A new company is offering students the chance to bet on their grades. Ultrinsic was piloted at NYU and UPenn last year. This year it is expanding to 34 additional schools. Students at these schools will be able to bet on what grade they will earn in a particular course or what their overall GPA will be.
An article in the NY Times questions whether or not the site is legal. The question is whether or not the student wagers actually involve skill. The company claims that the outcome of the wager is controlled by the student, since the student has control over how much they study for the course.

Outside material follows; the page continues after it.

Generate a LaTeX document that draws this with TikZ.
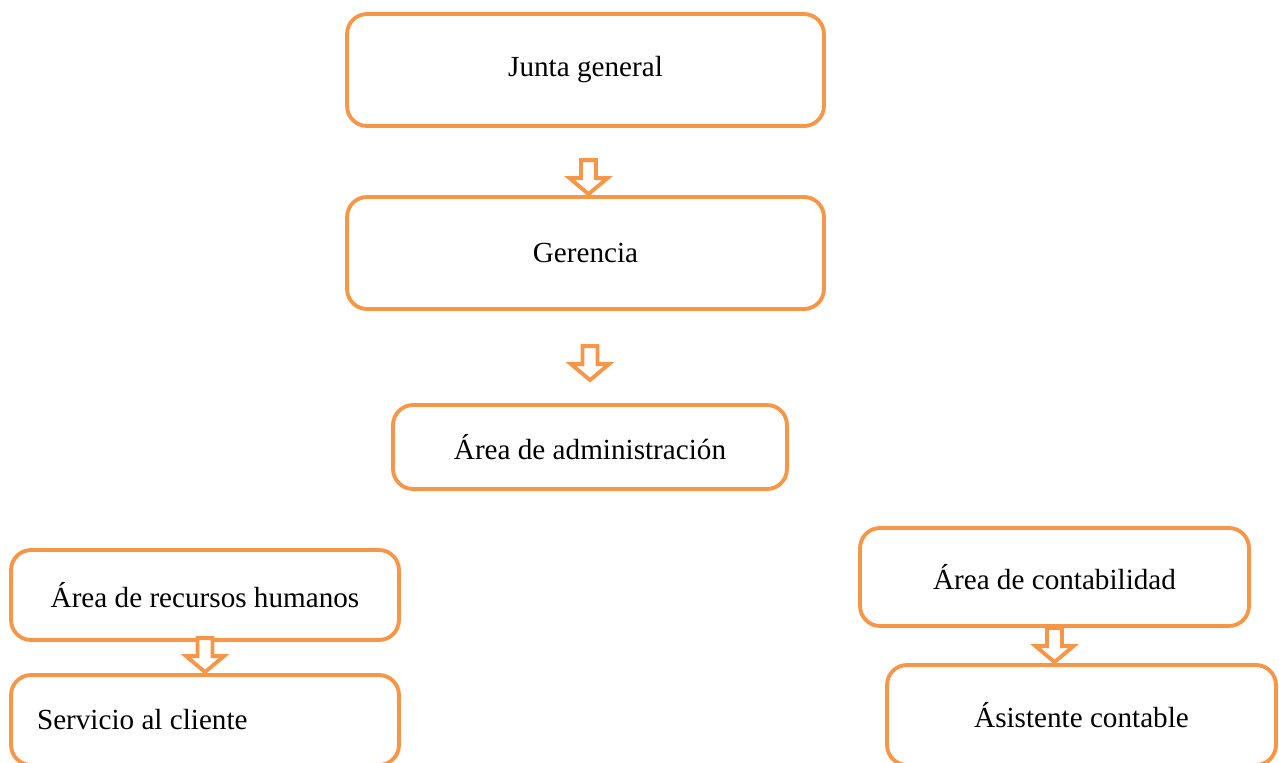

Inside Higher Ed writes about the ramifications of using money as an incentive for studying. Some college officials worry that this may increase cheating and provide more fuel to the “grade obsession” fire that exists on college campuses. Others question how this contributes to one of the most important reasons for attending college: to obtain knowledge. With the opportunity to gamble for grades, students are no longer learning for the sake of learning.
The company maintains that they are simply trying to improve student grade performance by providing a much needed incentive. But how will the company handle students who don’t, or even can’t, pay their debt if the desired grades are not achieved? If a student does not meet their goal one semester will it force them to place riskier bets on their grades the next?
Providing incentives for good grades is not a new concept, however there is usually a “nothing to loose” clause for students. If Mom and Dad offer to pay $20 for each “A” earned, the student does not have to pay up if they don’t quite reach that goal. It will be interesting to see how Ultrinsic contributes to student debt. That experience may be the tough lesson learned.